Une tribune de Hugues HOURDIN, conseiller d’Etat honoraire et avocat au Barreau de Paris
La loi du 16 décembre 2010 de réforme des collectivités territoriales procédait des travaux du « Comité Balladur » qui, en 2009, avait proposé que les conseillers généraux et les conseillers régionaux soient élus le même jour selon un système dit de « fléchage » inspiré du mode de scrutin par arrondissements ou par secteurs appliqué à Paris, Lyon et Marseille. Il s’agissait, en symétrie avec la création des communes nouvelles en lieu et place des EPCI existants, de simplifier le mode d’administration territoriale de notre pays et, accessoirement, de battre en brèche la malédiction qui veut qu’à chaque étape de la décentralisation, ce soit le département qui sorte gagnant. Il avait semblé au Comité qu’en « emboitant » les départements dans les régions sans porter atteinte aux compétences des uns et des autres, la simplification administrative et la démocratie locale étaient au rendez-vous.
Les articles 1er et suivants de la loi du 16 décembre 2010 traduisaient cette double volonté : élu au suffrage universel direct selon un mode scrutin majoritaire à deux tours, le conseiller territorial avait vocation à représenter et à administrer à la fois le département et la région. Il en résultait une réduction substantielle du nombre d’élus locaux, une diminution des coûts de fonctionnement des assemblées concernées et une meilleure coordination entre les deux niveaux d’administration en cause. Dans sa décision du 9 décembre 2010, le Conseil constitutionnel avait d’ailleurs jugé que ce nouveau système ne créait pas une nouvelle catégorie de collectivités locales et ne méconnaissait aucune disposition constitutionnelle et notamment pas celles de l’article 72 de la Constitution, qui garantit la libre administration des collectivités locales.

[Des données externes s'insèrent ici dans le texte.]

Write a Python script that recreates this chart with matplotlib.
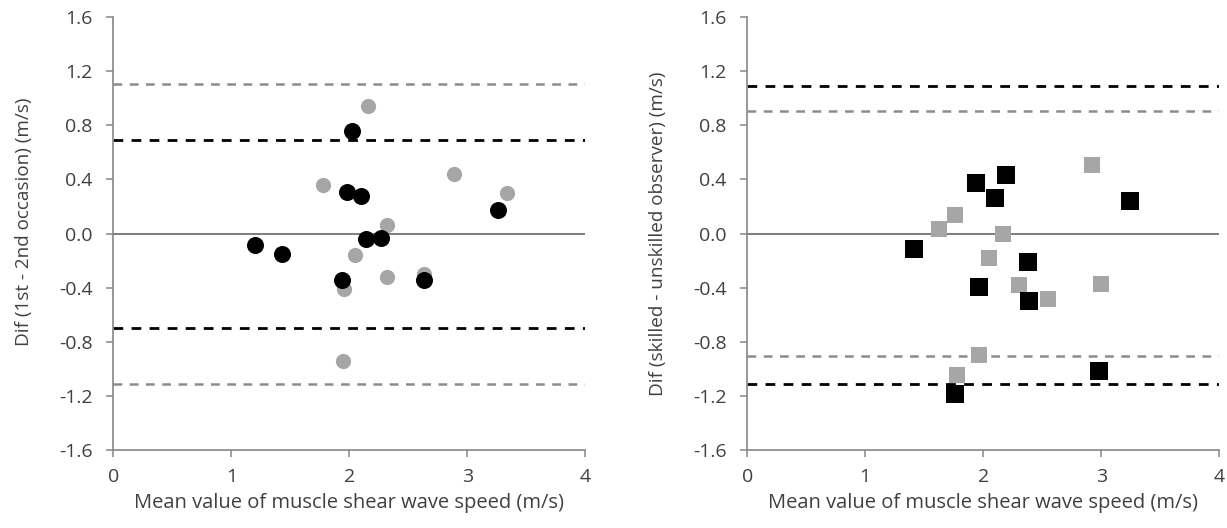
import matplotlib

matplotlib.use("Agg")
import matplotlib.pyplot as plt  # noqa: E402

# Left panel: 1st vs 2nd occasion (circles)
left_black_x = [2.02, 1.98, 2.10, 3.26, 2.14, 2.27, 1.20, 1.43, 1.94, 2.635]
left_black_y = [0.755, 0.31, 0.275, 0.177, -0.037, -0.03, -0.086, -0.15, -0.34, -0.34]
left_gray_x = [2.16, 1.78, 2.885, 3.34, 2.32, 2.05, 1.955, 2.32, 2.635, 1.947]
left_gray_y = [0.945, 0.36, 0.443, 0.30, 0.066, -0.157, -0.413, -0.32, -0.30, -0.942]
left_black_limits = [0.69, -0.70]
left_gray_limits = [1.105, -1.11]

# Right panel: skilled vs unskilled observer (squares)
right_black_x = [1.94, 2.19, 2.10, 3.24, 1.415, 2.376, 1.964, 2.39, 1.758, 2.98]
right_black_y = [0.37, 0.43, 0.26, 0.24, -0.116, -0.208, -0.396, -0.50, -1.183, -1.013]
right_gray_x = [2.92, 1.76, 1.625, 2.17, 2.05, 2.30, 2.545, 3.0, 1.966, 1.777]
right_gray_y = [0.51, 0.138, 0.037, 0.0, -0.182, -0.379, -0.487, -0.374, -0.90, -1.046]
right_black_limits = [1.092, -1.11]
right_gray_limits = [0.903, -0.903]

x_ticks = [0, 1, 2, 3, 4]
y_ticks = [-1.6, -1.2, -0.8, -0.4, 0.0, 0.4, 0.8, 1.2, 1.6]
x_label = "Mean value of muscle shear wave speed (m/s)"
y_labels = ["Dif (1st - 2nd occasion) (m/s)", "Dif (skilled - unskilled observer) (m/s)"]

BLACK = "#000000"
GRAY = "#a6a6a6"
GRAY_LINE = "#8c8c8c"
AXIS = "#868686"
TEXT = "#404040"

plt.rcParams["font.family"] = ["Open Sans", "DejaVu Sans"]

fig = plt.figure(figsize=(12.27, 5.28), dpi=100)
ax_l = fig.add_axes([0.0923, 0.1477, 0.3847, 0.820])
ax_r = fig.add_axes([0.609, 0.1477, 0.3847, 0.820])


def panel(ax, bx, by, gx, gy, b_lim, g_lim, marker, b_size, g_size, ylabel, label_y):
    for v in g_lim:
        ax.axhline(v, color=GRAY_LINE, linewidth=1.8, linestyle=(0, (3.5, 3)), zorder=1)
    for v in b_lim:
        ax.axhline(v, color=BLACK, linewidth=2.0, linestyle=(0, (3.5, 3)), zorder=1)
    ax.axhline(0, color="#595959", linewidth=1.1, zorder=1)
    ax.scatter(gx, gy, s=g_size, marker=marker, color=GRAY, linewidths=0, zorder=2)
    ax.scatter(bx, by, s=b_size, marker=marker, color=BLACK, linewidths=0, zorder=3)
    ax.set_xlim(0, 4)
    ax.set_ylim(-1.6, 1.6)
    ax.set_xticks(x_ticks)
    ax.set_yticks(y_ticks)
    ax.set_yticklabels([f"{v:.1f}" for v in y_ticks])
    for side in ("top", "right"):
        ax.spines[side].set_visible(False)
    for side in ("left", "bottom"):
        ax.spines[side].set_color(AXIS)
        ax.spines[side].set_linewidth(1.2)
    ax.tick_params(direction="out", length=5, width=1.1, color=AXIS,
                   labelcolor=TEXT, labelsize=14)
    ax.tick_params(axis="y", pad=10)
    ax.tick_params(axis="x", pad=8)
    ax.set_xlabel(x_label, fontsize=14.5, color=TEXT, labelpad=5)
    ax.set_ylabel(ylabel, fontsize=13.6, color=TEXT)
    ax.yaxis.set_label_coords(-0.17, label_y)


panel(ax_l, left_black_x, left_black_y, left_gray_x, left_gray_y,
      left_black_limits, left_gray_limits, "o", 150, 120, y_labels[0], 0.527)
panel(ax_r, right_black_x, right_black_y, right_gray_x, right_gray_y,
      right_black_limits, right_gray_limits, "s", 185, 135, y_labels[1], 0.5)

fig.savefig("out.png", dpi=100, facecolor="white")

Innovant, ce mode d’administration devait permettre d’assurer une meilleure cohérence dans la mise en œuvre des politiques locales, en particulier en matière de développement économique, d’aménagement du territoire et de gestion des infrastructures. Les premières élections des conseillers territoriaux devaient avoir lieu au printemps 2014.
Mais entre l’année 2010 et l’année 2014 se dressait l’obstacle de l’année 2012, celle de l’élection du Président de la République.
Le nouveau chef de l’Etat n’avait jamais fait mystère de son attachement au cadre départemental de l’administration territoriale et le Gouvernement Ayrault fit adopter la loi du 17 mai 2013 qui abrogea purement et simplement les dispositions en cause de la loi du 16 décembre 2010. Le conseiller territorial était donc mort avant d’être né. Et le département, une fois de plus, avait remporté la bataille institutionnelle, et politique.
Ainsi se trouvait confirmée l’analyse du Comité Balladur selon laquelle l’administration du territoire est, en France, une affaire éminemment politique.
Majoritaire à l’Assemblée nationale, mais également au Sénat pour la première fois depuis 1958, le parti du Président de la République s’est attaché à consolider ses positions dans les départements et les régions plutôt qu’à poursuivre la mise en œuvre d’une réforme à laquelle il était hostile.
On peut le regretter. Le conseiller territorial représentait une occasion unique de simplifier le trop fameux « mille feuilles » administratif, de simplifier la gouvernance locale et de renforcer la coopération entre niveaux d’administration. En restant prisonnier d’un système archaïque et uniforme, notre pays a perdu un temps précieux, que ni le redécoupage arbitraire des régions ni l’invention des binômes de conseillers départementaux n’ont réellement permis d’améliorer. On doit ajouter que du point de vue de la démocratie locale, le conseiller territorial offrait la possibilité d’ancrer la proximité et l’efficacité de l’action publique.
Comme souvent en matière institutionnelle, l’idée refait périodiquement surface. C’est le cas aujourd’hui. Il est vrai que les partis au pouvoir ne sont plus les mêmes, que les situations qui paraissaient acquises ne le sont plus, et que les problèmes posés par la rigidité et la complexité du modèle français d’administration territoriale demeurent entiers.
Quinze ans auront été perdus, mais on peut former le vœu que l’inspiration qui a guidé le législateur en 2010 soit prochainement revigorée, au service d’une gouvernance territoriale plus cohérente, efficace et démocratique.